Problem. Given a list of non-negative integers, arrange them to form the largest possible number and return it as a string. E.g. [3, 30, 34, 5, 9] → "9534330".
The wrong instinct
Sorting numerically descending gives [34, 30, 9, 5, 3] → "34309 5 3" — wrong. And comparing 3 vs 30 numerically says 30 is larger, but "3" + "30" = "330" beats "30" + "3" = "303". Numeric order is simply not the right order here.
Optimal — custom comparator on concatenation, O(n log n)
Define order by which concatenation is larger: a comes before b if a+b > b+a as strings. This comparator is provably a total order (it's transitive), so a normal sort produces the globally optimal arrangement.
String largestNumber(int[] nums) {
String[] s = new String[nums.length];
for (int i = 0; i < nums.length; i++) s[i] = String.valueOf(nums[i]);
// Descending: put the pair that forms the larger concatenation first.

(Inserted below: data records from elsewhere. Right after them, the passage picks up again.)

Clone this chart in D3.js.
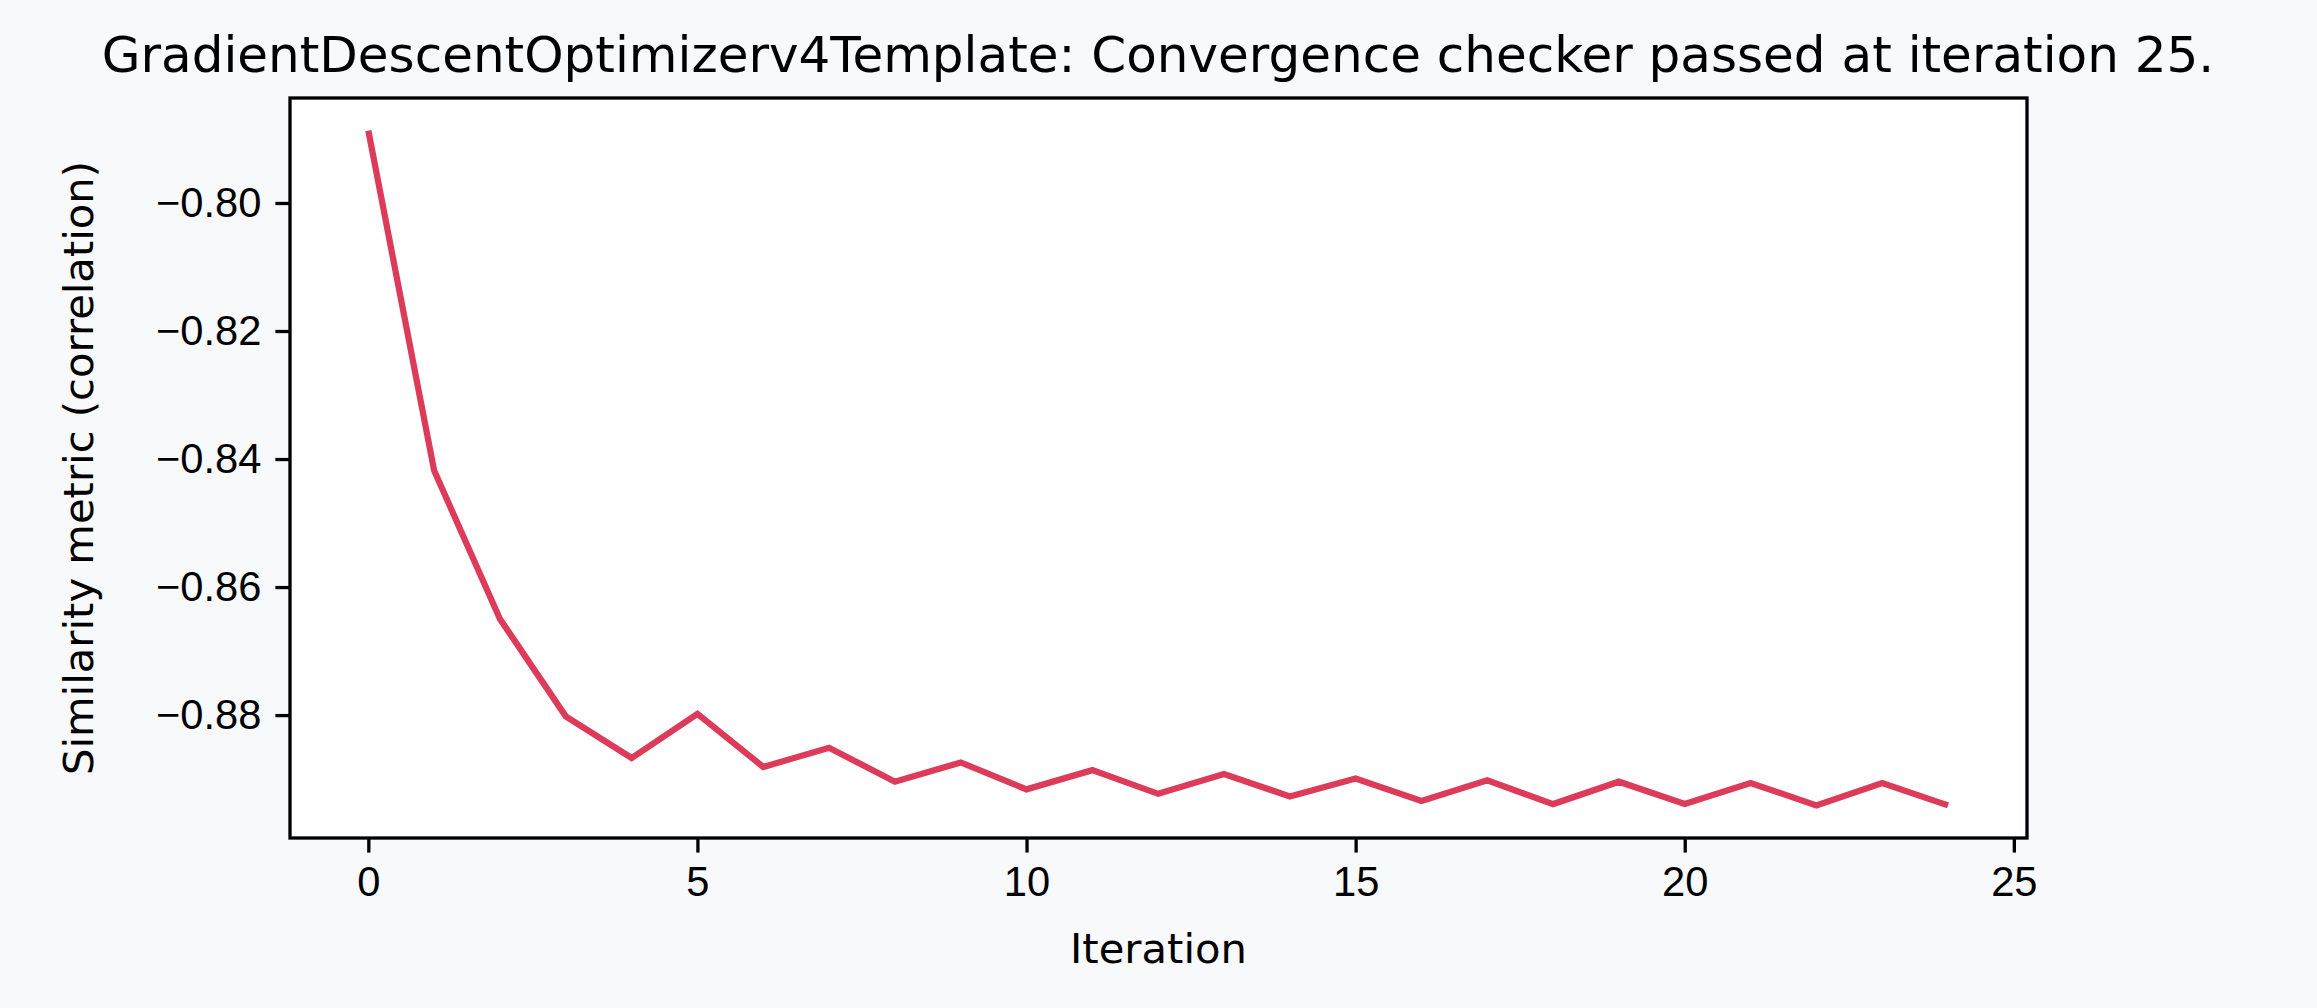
<!DOCTYPE html>
<html>
<head>
<meta charset="utf-8">
<script src="https://cdn.jsdelivr.net/npm/d3@7"></script>
<style>
  body { margin: 0; background: #f8f9fb; }
  svg { display: block; font-family: "DejaVu Sans", sans-serif; }
</style>
</head>
<body>
<div id="chart"></div>
<script>
const iterations = d3.range(25);
const metric = [-0.7887, -0.8418, -0.8650, -0.8802, -0.8867, -0.8798, -0.8881, -0.8851, -0.8904, -0.8874,
  -0.8916, -0.8886, -0.8923, -0.8892, -0.8927, -0.8899, -0.8934, -0.8902, -0.8939, -0.8904,
  -0.8939, -0.8906, -0.8941, -0.8906, -0.8941];
const xTicks = [0, 5, 10, 15, 20, 25];
const yTicks = [-0.80, -0.82, -0.84, -0.86, -0.88];

const width = 2317, height = 1008;
const plot = {left: 290, right: 2027, top: 98, bottom: 838};

const svg = d3.select("#chart").append("svg").attr("width", width).attr("height", height);
svg.append("rect").attr("width", width).attr("height", height).attr("fill", "#f8f9fb");
svg.append("rect").attr("x", plot.left).attr("y", plot.top)
  .attr("width", plot.right - plot.left).attr("height", plot.bottom - plot.top).attr("fill", "white");

const x = d3.scaleLinear().domain([-1.19, 25.2]).range([plot.left, plot.right]);
const y = d3.scaleLinear().domain([-0.8992, -0.7836]).range([plot.bottom, plot.top]);

const fmt = v => (v < 0 ? "\u2212" : "") + Math.abs(v).toFixed(2);

const xAxis = svg.append("g").attr("transform", `translate(0,${plot.bottom})`)
  .call(d3.axisBottom(x).tickValues(xTicks).tickSize(14.6).tickPadding(14));
const yAxis = svg.append("g").attr("transform", `translate(${plot.left},0)`)
  .call(d3.axisLeft(y).tickValues(yTicks).tickFormat(fmt).tickSize(14.6).tickPadding(14));
[xAxis, yAxis].forEach(a => {
  a.select(".domain").remove();
  a.selectAll("line").attr("stroke", "black").attr("stroke-width", 3.3);
  a.selectAll("text").attr("font-size", 41.7).attr("fill", "black");
});

// line
svg.append("path")
  .datum(iterations.map((d, i) => [d, metric[i]]))
  .attr("fill", "none").attr("stroke", "#dc3c5a").attr("stroke-width", 6.25)
  .attr("d", d3.line().x(d => x(d[0])).y(d => y(d[1])));

// frame
svg.append("rect").attr("x", plot.left).attr("y", plot.top)
  .attr("width", plot.right - plot.left).attr("height", plot.bottom - plot.top)
  .attr("fill", "none").attr("stroke", "black").attr("stroke-width", 3.3);

svg.append("text").attr("x", 1158).attr("y", 72).attr("text-anchor", "middle")
  .attr("font-size", 50).text("GradientDescentOptimizerv4Template: Convergence checker passed at iteration 25.");
svg.append("text").attr("x", (plot.left + plot.right) / 2).attr("y", 963).attr("text-anchor", "middle")
  .attr("font-size", 41.7).text("Iteration");
svg.append("text").attr("transform", `translate(93,${(plot.top + plot.bottom) / 2}) rotate(-90)`)
  .attr("text-anchor", "middle").attr("font-size", 41.7).text("Similarity metric (correlation)");
</script>
</body>
</html>
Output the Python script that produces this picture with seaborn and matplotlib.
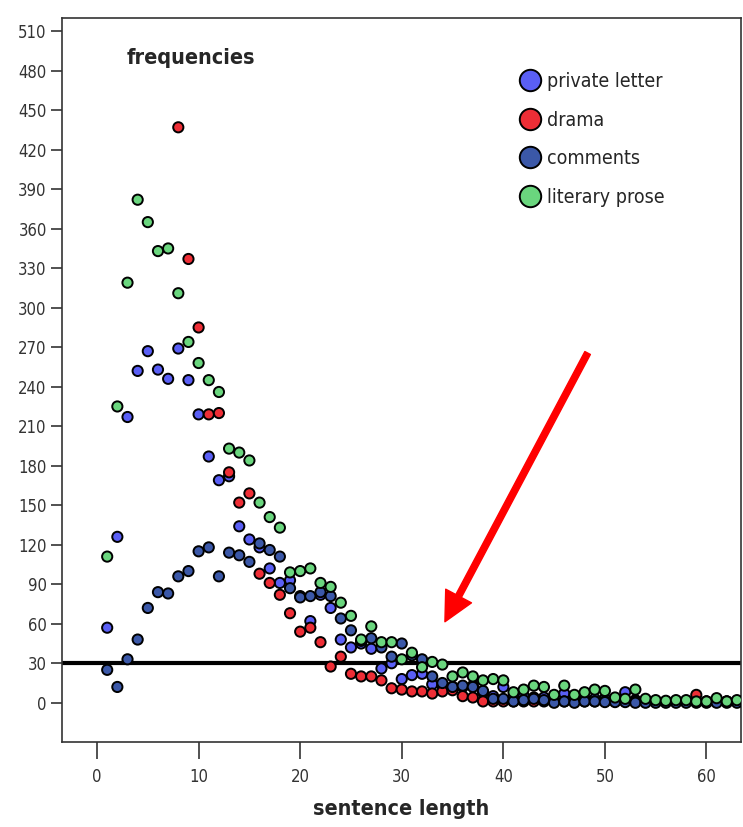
import numpy as np
import pandas as pd
import matplotlib
matplotlib.use("Agg")
import matplotlib.pyplot as plt
from matplotlib import font_manager as fm
import seaborn as sns

# ---- data ----
sentence_length = list(range(1, 64))
private_letter = [57, 126, 217, 252, 267, 253, 246, 269, 245, 219,
                  187, 169, 172, 134, 124, 118, 102, 91, 93, 81,
                  62, 82, 72, 48, 42, 45, 41, 26, 30, 18,
                  21, 22, 14, 13, 12, 12, 13, 8, 5, 12,
                  4, 5, 4, 4, 2, 7, 2, 3, 3, 3,
                  2, 8, 2, 2, 1, 1, 1, 1, 1, 1,
                  2, 1, 1]
drama = [None, None, None, None, None, None, None, 437, 337, 285,
         219, 220, 175, 152, 159, 98, 91, 82, 68, 54,
         57, 46, 27.5, 35, 22, 20, 20, 17, 11, 10,
         8.6, 8.6, 7, 8.6, 9.5, 5, 4, 1, 1, 1,
         1, 1, 1, 1, 1, 1, 1, 1, 1, 1,
         1, 1, 1, 1, 1, 1, 1, 1, 6, 1,
         1, 1, 1]
comments = [25, 12, 33, 48, 72, 84, 83, 96, 100, 115,
            118, 96, 114, 112, 107, 121, 116, 111, 87, 80,
            81, 84, 81, 64, 55, 47, 49, 42, 35, 45,
            36, 33, 20, 15, 12, 13, 12, 9, 3, 3,
            1, 2, 3, 2, 0, 1, 0, 1, 1, 0.5,
            0.5, 0.5, 0, 0, 0, 0, 0, 0, 0, 0,
            0, 0, 0]
literary_prose = [111, 225, 319, 382, 365, 343, 345, 311, 274, 258,
                  245, 236, 193, 190, 184, 152, 141, 133, 99, 100,
                  102, 91, 88, 76, 66, 48, 58, 46, 46, 33,
                  38, 27, 31, 29, 20, 23, 20, 17, 18, 17,
                  8, 10, 13, 12, 6, 13, 6, 8, 10, 9,
                  4, 3, 10, 3, 2, 1.5, 2, 2, 1, 1,
                  3.5, 1, 2]
series_names = ["private letter", "drama", "comments", "literary prose"]
series_colors = ["#5a5ff5", "#ee2e36", "#3b58a8", "#6ad67e"]
threshold = 30
x_ticks = [0, 10, 20, 30, 40, 50, 60]
y_ticks = list(range(0, 511, 30))

frames = []
for name, vals in zip(series_names, [private_letter, drama, comments, literary_prose]):
    frames.append(pd.DataFrame({"sentence length": sentence_length,
                                "frequency": vals, "genre": name}))
df = pd.concat(frames, ignore_index=True).dropna()

# ---- figure ----
sns.set_style("ticks")
plt.rcParams["font.family"] = ["DejaVu Sans"]
plt.rcParams["font.stretch"] = "condensed"

def fp(size, weight="normal"):
    return fm.FontProperties(family="DejaVu Sans", stretch="condensed", size=size, weight=weight)

fig = plt.figure(figsize=(7.43, 8.27), dpi=100)
ax = fig.add_axes([62 / 743, 1 - 742 / 827, (741 - 62) / 743, (742 - 18) / 827])

sns.scatterplot(data=df, x="sentence length", y="frequency", hue="genre",
                hue_order=series_names, palette=dict(zip(series_names, series_colors)),
                s=54, edgecolor="black", linewidth=1.4, ax=ax, zorder=3)

ax.axhline(threshold, color="black", lw=3, zorder=2)

ax.set_xlim(-3.45, 63.4)
ax.set_ylim(-29.8, 520)
ax.set_xticks(x_ticks)
ax.set_yticks(y_ticks)
ax.tick_params(axis="x", length=12, width=1.2, pad=7, colors="#333333")
ax.tick_params(axis="y", length=8, width=1.2, pad=3, colors="#333333")
for lab in ax.get_xticklabels() + ax.get_yticklabels():
    lab.set_fontproperties(fp(12))
for sp in ax.spines.values():
    sp.set_visible(True)
    sp.set_color("#333333")
    sp.set_linewidth(1.2)

ax.set_xlabel("sentence length", fontproperties=fp(15.5, "bold"), labelpad=9)
ax.set_ylabel("")

ax.text(0.0957, 0.945, "frequencies", transform=ax.transAxes,
        fontproperties=fp(15.5, "bold"), ha="left", va="center")

# arrow
ax.annotate("", xy=(34.25, 61.5), xytext=(48.3, 265.6),
            arrowprops=dict(color="#ff0000", width=4.5, headwidth=21, headlength=21, shrink=0),
            zorder=4)

handles, labels = ax.get_legend_handles_labels()
ax.legend(handles, labels, loc="upper left", bbox_to_anchor=(0.675, 0.925),
          frameon=False, prop=fp(14), markerscale=2.1, handlelength=1.0,
          handletextpad=0.35, labelspacing=1.0, borderpad=0, borderaxespad=0)

fig.savefig("out.png", dpi=100)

Arrays.sort(s, (a, b) -> (b + a).compareTo(a + b));
if (s[0].equals("0")) return "0"; // all zeros -> "00...0" should be "0"
StringBuilder sb = new StringBuilder();
for (String x : s) sb.append(x);
return sb.toString();
}O(n log n · k) time, where k is the max digit length (each comparison concatenates and compares O(k)-length strings); O(n) space for the string array.